The states of all four components of the system change in the process. In $(1) $, the state of the first particle remained unaffected, which is too much to ask for from an interaction process.
My question, is this type of cloning theoretically proven to be prohibited too?
 A: The essence of your question seems: Can we build a cloner if we allow for some extra quantum system in the output, i.e. a linear operation which does
$$
\lvert \psi\rangle\mapsto \lvert \psi\rangle\lvert \psi\rangle\lvert a_\psi\rangle\ ,
\tag{1}
$$
where $\lvert a_\psi\rangle$ is an ancilla which can depend on $\psi$, and which we trace out. (Such an operation could involve adding ancillas on the l.h.s.)
We can now follow precisely the normal argument, i.e. use linearity (using qubits):
$$
\begin{align}
\lvert 0\rangle & \mapsto \lvert 0\rangle\lvert 0\rangle\lvert a_0\rangle
\\
\lvert 1\rangle & \mapsto \lvert 1\rangle\lvert 1\rangle\lvert a_1\rangle\ .
\end{align}
\tag{2}
$$
Applying the cloner to $\lvert0\rangle+\lvert 1\rangle$ gives on the one hand (from (1))
$$
\lvert 0\rangle\lvert 0\rangle\lvert a_+\rangle
+\lvert 0\rangle\lvert 1\rangle\lvert a_+\rangle
+\lvert 1\rangle\lvert 0\rangle\lvert a_+\rangle
+\lvert 1\rangle\lvert 1\rangle\lvert a_+\rangle
$$
and on the other hand (from (2))
$$
\lvert 0\rangle\lvert 0\rangle\lvert a_0\rangle
+\lvert 1\rangle\lvert 1\rangle\lvert a_1\rangle\ .
$$
You will notice that the first expression has terms of the form
$\lvert 0\rangle\lvert 1\rangle\lvert \mathrm{stuff}\rangle$, while the second one doesn't.

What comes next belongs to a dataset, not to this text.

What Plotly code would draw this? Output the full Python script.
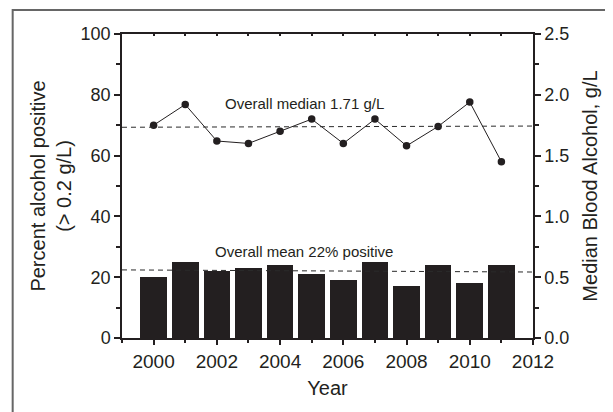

These terms cannot come from anything in the $\lvert\mathrm{stuff}\rangle$ register, since they are simply not contained in the span of $\lvert 0\rangle\lvert 0\rangle\lvert a_0\rangle$ and $\lvert 1\rangle\lvert 1\rangle\lvert a_1\rangle$.
Thus, the two expressions cannot be equal, regardless of what $\lvert a_\psi\rangle$ is (or what its dimension is), and thus, a linear cloning map of this form cannot exist.
Note that by Stinespring dilation, this also implies that there cannot be a completely positive $\mathcal E$ map which clones,
$$
\mathcal E(\lvert\psi\rangle\langle\psi\rvert) = 
\lvert\psi\rangle\langle\psi\rvert\otimes
\lvert\psi\rangle\langle\psi\rvert\ .
$$